Leia o artigo de Breiller Pires para o jornal El País, publicado em 30/12/2020:

Boletim epidemiológico, carga viral, curva de infectados, média móvel, imunidade de rebanho, cobertura vacinal… Por causa da pandemia de coronavírus, termos técnicos, geralmente restritos ao universo dos infectologistas, passaram a fazer parte do cotidiano de milhões de brasileiros. A ciência nunca esteve tão em evidência como agora, mas, por outro lado, jamais havia sido tão esnobada por governantes e uma parcela da população que preferem relativizar a gravidade da crise sanitária mundial.

Enquanto a vacina demora a se tornar uma realidade no Brasil, acadêmicos e cientistas viram o ano apreensivos com o futuro das pesquisas e a perspectiva de redução de investimentos em trabalhos científicos nas universidades públicas. Pela previsão orçamentária do Governo Federal para 2021, aprovada este mês no Congresso, somente o Ministério da Ciência, Tecnologia e Inovações (MCTI) perderá 34% de sua verba anual. Em 2020, a pasta dispôs de 3,6 bilhões de reais para gastos. No próximo ano, caso o presidente Jair Bolsonaro sancione a proposta de orçamento nos moldes atuais, o montante cairá para 2,7 bilhões de reais, menos de um terço do valor disponibilizado uma década atrás.

O CNPq vai amargar redução de 8,3% em seus recursos, contando, por exemplo, com apenas 22 milhões de reais para fomento à pesquisa, o que representa 18% do valor destinado em 2019. Já a Capes perde 1,2 bilhões em comparação aos 4,2 bilhões de reais que dispunha no primeiro ano do Governo Bolsonaro. A situação mais dramática se desenha no FNDCT, que sofrerá um corte de 4,8 bilhões de reais em 2021. Em todos os casos, boa parte dos recursos está condicionada ao cumprimento da meta fiscal e depende de aprovação de orçamento suplementar ao longo do ano. “Isso demonstra claramente um cenário de quase paralisação do setor de Ciência, Tecnologia e Inovação caso o orçamento do FNDCT para o ano que vem se concretize”, manifestou em carta enviada ao Congresso um grupo formado por entidades como a Academia Brasileira de Ciências, a Associação Nacional dos Dirigentes das Instituições Federais de Ensino Superior (Andifes) e o Conselho Nacional das Instituições da Rede Federal de Educação Profissional, Científica e Tecnológica (Conif).

Uma das exigências do grupo era a aprovação do projeto de lei que proíbe o bloqueio de recursos do FNDCT, que passou pelo crivo do Congresso no último dia 17. “Agora, além do dinheiro ficar disponível para pesquisas e projetos, os recursos poderão ser aplicados em fundos de investimentos, gerando mais capital para o setor da ciência”, afirmou o senador Izalci Lucas (PSDB-DF), presidente da Frente Parlamentar de Ciência, Tecnologia, Pesquisa e Inovação e autor da proposta, que depende da sanção de Bolsonaro. Se não for vetado, o projeto pode desbloquear até 9 bilhões de reais para a ciência em 2021.

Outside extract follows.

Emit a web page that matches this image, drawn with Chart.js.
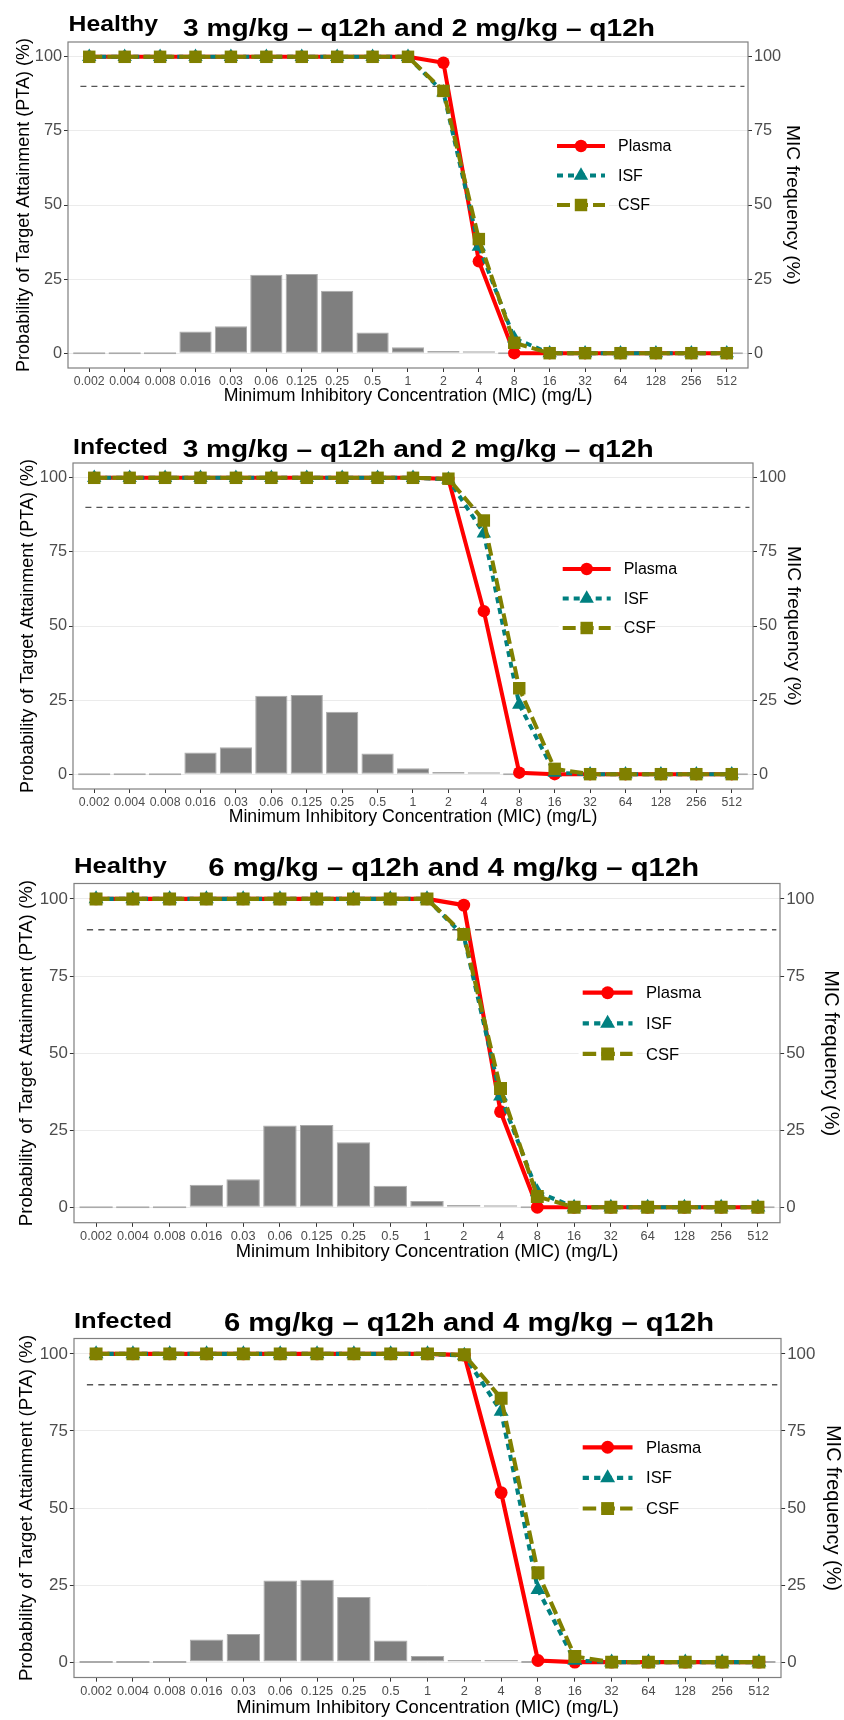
<!DOCTYPE html>
<html>
<head>
<meta charset="utf-8">
<title>PTA vs MIC</title>
<script src="https://cdn.jsdelivr.net/npm/chart.js@4.4.1/dist/chart.umd.min.js"></script>
<style>
  html, body { margin: 0; padding: 0; background: #fff; }
  #page { position: relative; width: 844px; height: 1720px; overflow: hidden; }
  .panel { position: absolute; left: 0; width: 844px; }
  .panel canvas { display: block; }
</style>
</head>
<body>
<div id="page"></div>
<script>
// MIC classes on the x axis (mg/L)
const micLabels = ['0.002', '0.004', '0.008', '0.016', '0.03', '0.06', '0.125', '0.25', '0.5',
  '1', '2', '4', '8', '16', '32', '64', '128', '256', '512'];

// Tick labels of both y axes
const yTicks = [0, 25, 50, 75, 100];

// PTA target
const targetPTA = 90;

// MIC frequency distribution (%) - same in every panel
const micFrequency = [0, 0, 0, 7.3, 9.1, 26.5, 26.7, 21.1, 7.0, 2.0, 0.7, 0.3, 0, 0, 0, 0, 0, 0, 0];

// PTA (%) - healthy
const healthyPlasma = [100, 100, 100, 100, 100, 100, 100, 100, 100, 100, 98, 31, 0, 0, 0, 0, 0, 0, 0];
const healthyISF = [100, 100, 100, 100, 100, 100, 100, 100, 100, 100, 88, 36, 5, 0, 0, 0, 0, 0, 0];
const healthyCSF = [100, 100, 100, 100, 100, 100, 100, 100, 100, 100, 88.5, 38.5, 3.5, 0, 0, 0, 0, 0, 0];

// PTA (%) - infected
const infectedPlasma = [100, 100, 100, 100, 100, 100, 100, 100, 100, 100, 99.6, 55, 0.5, 0, 0, 0, 0, 0, 0];
const infectedISF = [100, 100, 100, 100, 100, 100, 100, 100, 100, 100, 99.5, 81.3, 23.5, 0.5, 0, 0, 0, 0, 0];
const infectedCSF = [100, 100, 100, 100, 100, 100, 100, 100, 100, 100, 99.7, 85.6, 29, 1.8, 0, 0, 0, 0, 0];

// Panels (top to bottom)
const panelGroups = ['Healthy', 'Infected', 'Healthy', 'Infected'];
const panelRegimens = ['3 mg/kg – q12h and 2 mg/kg – q12h', '3 mg/kg – q12h and 2 mg/kg – q12h',
  '6 mg/kg – q12h and 4 mg/kg – q12h', '6 mg/kg – q12h and 4 mg/kg – q12h'];
const panelSeries = [
  [healthyPlasma, healthyISF, healthyCSF],
  [infectedPlasma, infectedISF, infectedCSF],
  [healthyPlasma, healthyISF, healthyCSF],
  [infectedPlasma, infectedISF, infectedCSF]
];
const seriesNames = ['Plasma', 'ISF', 'CSF'];

// Styles
const FONT = '"Liberation Sans", Arial, sans-serif';
const W = 844;
const LINE_W = 4;
const seriesStyles = [
  { color: '#ff0000', dash: [], pointStyle: 'circle', radius: 6.2 },
  { color: '#008080', dash: [6, 5], pointStyle: 'triangle', radius: 8.3 },
  { color: '#808000', dash: [13, 5], pointStyle: 'rect', radius: 8.8 }
];

// Where each panel sits on the page
const panelBoxes = [
  { top: 0, height: 410, L: 68, R: 748, T: 42, B: 368, f: 1,
    tag: { x: 68.6, base: 31, w: 89.4 }, main: { x: 183, base: 35.5, w: 472 },
    yTitleX: 24, y2TitleX: 792, xTitleY: 396.5, legend: { x: 557, y: 146 } },
  { top: 410, height: 420, L: 73, R: 753, T: 463, B: 789, f: 1,
    tag: { x: 73, base: 454, w: 95 }, main: { x: 182.7, base: 457.3, w: 471 },
    yTitleX: 28.5, y2TitleX: 793, xTitleY: 817.5, legend: { x: 562.7, y: 569 } },
  { top: 830, height: 435, L: 74, R: 780, T: 883.5, B: 1222.7, f: 1.038,
    tag: { x: 74, base: 873.3, w: 92.7 }, main: { x: 208.3, base: 876, w: 490.7 },
    yTitleX: 26.7, y2TitleX: 830.7, xTitleY: 1252, legend: { x: 582.7, y: 992.7 } },
  { top: 1265, height: 455, L: 74, R: 781, T: 1338.5, B: 1677.5, f: 1.038,
    tag: { x: 74, base: 1328.3, w: 98 }, main: { x: 224, base: 1330.7, w: 490 },
    yTitleX: 26.7, y2TitleX: 832.3, xTitleY: 1707.7, legend: { x: 582.7, y: 1447.3 } }
];

// Marker shapes (same geometry as Chart.js point styles)
function drawMarker(ctx, style, r, x, y) {
  ctx.beginPath();
  if (style === 'circle') {
    ctx.arc(x, y, r, 0, Math.PI * 2);
  } else if (style === 'triangle') {
    ctx.moveTo(x, y - r);
    ctx.lineTo(x + r * Math.sin(2 * Math.PI / 3), y + r / 2);
    ctx.lineTo(x - r * Math.sin(2 * Math.PI / 3), y + r / 2);
    ctx.closePath();
  } else {
    const s = Math.SQRT1_2 * r;
    ctx.rect(x - s, y - s, 2 * s, 2 * s);
  }
  ctx.fill();
}

// Bold titles, squeezed/stretched to the measured width
function titleText(ctx, text, x, baseY, size, width) {
  ctx.save();
  ctx.font = 'bold ' + size + 'px ' + FONT;
  const sx = width / ctx.measureText(text).width;
  ctx.translate(x, baseY);
  ctx.scale(sx, 1);
  ctx.fillStyle = '#000';
  ctx.textAlign = 'left';
  ctx.textBaseline = 'alphabetic';
  ctx.fillText(text, 0, 0);
  ctx.restore();
}

function makeDecor(box, k) {
  const f = box.f;
  return {
    id: 'decor' + k,
    beforeDatasetsDraw(chart) {
      // dashed 90 % target line
      const { ctx, scales: { x, y } } = chart;
      const yy = y.getPixelForValue(targetPTA);
      ctx.save();
      ctx.strokeStyle = '#555';
      ctx.lineWidth = 1.3;
      ctx.setLineDash([6 * f, 5 * f]);
      ctx.beginPath();
      ctx.moveTo(x.getPixelForValue(-0.25), yy);
      ctx.lineTo(x.getPixelForValue(18.5), yy);
      ctx.stroke();
      ctx.restore();
    },
    afterDatasetsDraw(chart) {
      const { ctx, chartArea: a } = chart;
      // panel border
      ctx.save();
      ctx.strokeStyle = '#7f7f7f';
      ctx.lineWidth = 1.2;
      ctx.strokeRect(a.left, a.top, a.right - a.left, a.bottom - a.top);

      // legend inside the panel
      const lines = chart.data.datasets.filter(d => d.type === 'line');
      const x0 = box.legend.x;
      const y0 = box.legend.y - box.top;
      const keyLen = 48 * f;
      const row = 29.5 * f;
      ctx.fillStyle = '#fff';
      ctx.fillRect(x0 - 4 * f, y0 - row / 2, keyLen + 8 * f, row * lines.length);
      lines.forEach((d, i) => {
        const st = seriesStyles[i];
        const yy = y0 + i * row;
        ctx.strokeStyle = st.color;
        ctx.lineWidth = LINE_W * f;
        ctx.setLineDash(st.dash.map(v => v * f));
        ctx.beginPath();
        ctx.moveTo(x0, yy);
        ctx.lineTo(x0 + keyLen, yy);
        ctx.stroke();
        ctx.setLineDash([]);
        ctx.fillStyle = st.color;
        drawMarker(ctx, st.pointStyle, st.radius * f, x0 + keyLen / 2, yy);
        ctx.fillStyle = '#000';
        ctx.font = (16 * f) + 'px ' + FONT;
        ctx.textAlign = 'left';
        ctx.textBaseline = 'middle';
        ctx.fillText(d.label, x0 + 61 * f, yy + 1);
      });
      ctx.restore();
    },
    afterDraw(chart) {
      const ctx = chart.ctx;
      titleText(ctx, panelGroups[k], box.tag.x, box.tag.base - box.top, 21.5 * f, box.tag.w);
      titleText(ctx, panelRegimens[k], box.main.x, box.main.base - box.top, 24.7 * f, box.main.w);
    }
  };
}

const page = document.getElementById('page');

panelBoxes.forEach((box, k) => {
  const f = box.f;
  const wrap = document.createElement('div');
  wrap.className = 'panel';
  wrap.style.top = box.top + 'px';
  wrap.style.height = box.height + 'px';
  const cv = document.createElement('canvas');
  cv.width = W;
  cv.height = box.height;
  cv.style.width = W + 'px';
  cv.style.height = box.height + 'px';
  wrap.appendChild(cv);
  page.appendChild(wrap);

  const yTitleSize = 18 * f, y2TitleSize = 19.2 * f, xTitleSize = 17.7 * f;

  const lineSets = panelSeries[k].map((vals, i) => {
    const st = seriesStyles[i];
    return {
      type: 'line',
      label: seriesNames[i],
      data: micLabels.map((_, j) => ({ x: j, y: vals[j] })),
      yAxisID: 'y',
      borderColor: st.color,
      backgroundColor: st.color,
      borderWidth: LINE_W * f,
      borderDash: st.dash.map(v => v * f),
      tension: 0,
      fill: false,
      pointStyle: st.pointStyle,
      pointRadius: st.radius * f,
      pointBackgroundColor: st.color,
      pointBorderWidth: 0,
      order: 3 - i
    };
  });

  new Chart(cv, {
    type: 'bar',
    data: {
      datasets: [{
        type: 'bar',
        label: 'MIC frequency',
        data: micLabels.map((_, j) => ({ x: j, y: micFrequency[j] })),
        yAxisID: 'y2',
        backgroundColor: '#7f7f7f',
        borderColor: '#aaaaaa',
        borderWidth: 1,
        borderSkipped: false,
        minBarLength: 2,
        barPercentage: 0.91,
        categoryPercentage: 1,
        order: 4
      }, ...lineSets]
    },
    options: {
      responsive: false,
      animation: false,
      events: [],
      layout: { autoPadding: false, padding: { top: box.T - box.top, left: 0, right: 0, bottom: 0 } },
      plugins: { legend: { display: false }, tooltip: { enabled: false }, title: { display: false } },
      scales: {
        x: {
          type: 'linear',
          min: -0.6,
          max: micLabels.length - 0.4,
          offset: false,
          afterBuildTicks: s => { s.ticks = micLabels.map((_, j) => ({ value: j })); },
          afterFit: s => { s.height = box.top + box.height - box.B; },
          grid: { display: true, offset: false, drawOnChartArea: false, drawTicks: true,
            tickLength: 4 * f, tickColor: '#333', tickWidth: 1 },
          border: { display: false },
          ticks: {
            autoSkip: false, maxRotation: 0, padding: 2,
            color: '#4d4d4d', font: { family: FONT, size: 12.3 * f },
            callback: v => micLabels[v]
          },
          title: {
            display: true, text: 'Minimum Inhibitory Concentration (MIC) (mg/L)', color: '#000',
            font: { family: FONT, size: xTitleSize },
            padding: { top: 0, bottom: box.top + box.height - box.xTitleY - xTitleSize * 0.6 }
          }
        },
        y: {
          position: 'left',
          min: -5, max: 105,
          afterBuildTicks: s => { s.ticks = yTicks.map(v => ({ value: v })); },
          afterFit: s => { s.width = box.L; },
          grid: { color: '#ebebeb', lineWidth: 1, drawTicks: true, tickLength: 4 * f,
            tickColor: '#333', tickWidth: 1 },
          border: { display: false },
          ticks: { padding: 2, color: '#4d4d4d', font: { family: FONT, size: 16.3 * f } },
          title: {
            display: true, text: 'Probability of Target Attainment (PTA) (%)', color: '#000',
            font: { family: FONT, size: yTitleSize },
            padding: { top: box.yTitleX - yTitleSize * 0.6, bottom: 0 }
          }
        },
        y2: {
          position: 'right',
          min: -5, max: 105,
          afterBuildTicks: s => { s.ticks = yTicks.map(v => ({ value: v })); },
          afterFit: s => { s.width = W - box.R; },
          grid: { display: true, drawOnChartArea: false, drawTicks: true, tickLength: 4 * f,
            tickColor: '#333', tickWidth: 1 },
          border: { display: false },
          ticks: { padding: 2, color: '#4d4d4d', font: { family: FONT, size: 16.3 * f } },
          title: {
            display: true, text: 'MIC frequency (%)', color: '#000',
            font: { family: FONT, size: y2TitleSize },
            padding: { top: W - box.y2TitleX - y2TitleSize * 0.6, bottom: 0 }
          }
        }
      }
    },
    plugins: [makeDecor(box, k)]
  });
});
</script>
</body>
</html>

Doria também faz corte em São Paulo

Posicionado como principal antagonista de Bolsonaro na pandemia, João Doria relembra os tempos da aliança “BolsoDoria” ao cortar 30% do orçamento da Fapesp, fundação que financia bolsas e investe em pesquisas científicas no Estado de São Paulo, incluindo a maior parte das atividades de produção de vacinas no Instituto Butantan. O governador tirou 454 milhões dos 1,5 bilhão de reais anteriormente previstos para a entidade, de acordo com a Lei Orçamentária Anual aprovada pela Assembleia Legislativa.

Apesar do arranjo, cientistas e pesquisadores interpretam a desvinculação de 30% da receita da Fapesp como um retrocesso, já que, assim como no caso dos recursos condicionados a orçamento complementar do Governo Federal, os trabalhos científicos desenvolvidos em São Paulo podem se tornar reféns das canetadas do poder executivo. “A autonomia da Fapesp é garantida pela Constituição estadual e não poderia ser atropelada pelo projeto de lei do orçamento”, explica o professor emérito da USP, Hernan Chaimovich, ex-presidente do CNPq [e membro titular da ABC]. “[A recomposição por decretos] acaba com a independência da Fapesp, já que a cada ano a fundação teria de negociar um adicional com o Governo.”